Two other former Sundance employees, Parker Wright and Xavier Little (aka “Little Walter”), were welcomed into the Superfly’s LSM Emporium family to help with the herculean task of going through the hundreds of boxes of vinyl to separate the good from the bad from the plain unsalvageable.

“After the first box I had gone through, which was magically just some mold that had become compressed into Dark Matter, the first thought I had was, ‘Let’s just burn all these records,’” admits Little Walter. “But when Zach said, ‘I need you all to go through these and figure out which ones we should keep, which ones are really worth something, and which we need to throw away,’ I got pretty damn excited. Sorting through 30,000 records is daunting in theory, but no music junky can turn down being paid to birth a record store.”

Superfly's Lone Star Music Emporium owner Zach Jennings atop just one of his piles of vinyl.

Superfly’s Lone Star Music Emporium owner Zach Jennings atop just one of his piles of vinyl.

Against all odds, they got that baby delivered just in time for Superfly’s opening the second week of October. Three months later, there’s still literally thousands of LPs from the Colorado haul left to price and sort through, but the store hit the ground running with a heavy schedule of in-store performances, including the Departed, Rob Baird, Michelle Shocked, and the “Dirty Uncle  Wheeler” posse (Dirty River Boys, Uncle Lucius, and the Wheeler Brothers). Business has proven steady, too, with longtime fans of both the original Lone Star Music and the late Sundance shopping alongside a new generation of Texas State students discovering the joy of hanging out at a record store for the first time.

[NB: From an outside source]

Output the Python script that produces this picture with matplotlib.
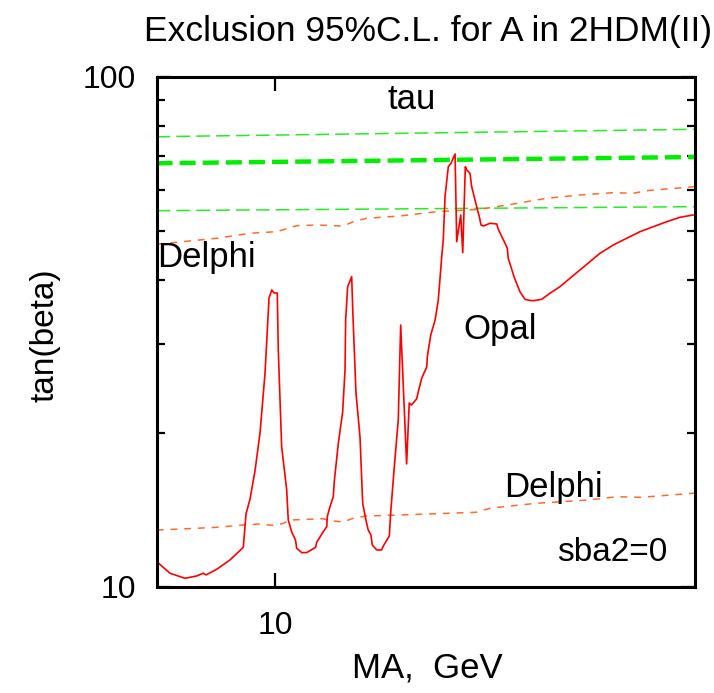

“I think the record store is coming back,” says Ellis. “The experience of going into a store and flipping through thousands of records is the very antithesis of downloading or streaming music online. People bring their friends in and they are just captivated by the whole experience, yet to me it doesn’t feel nostalgic at all. These kids are not trying to recapture something. They are experiencing it for the first time, and they love it.”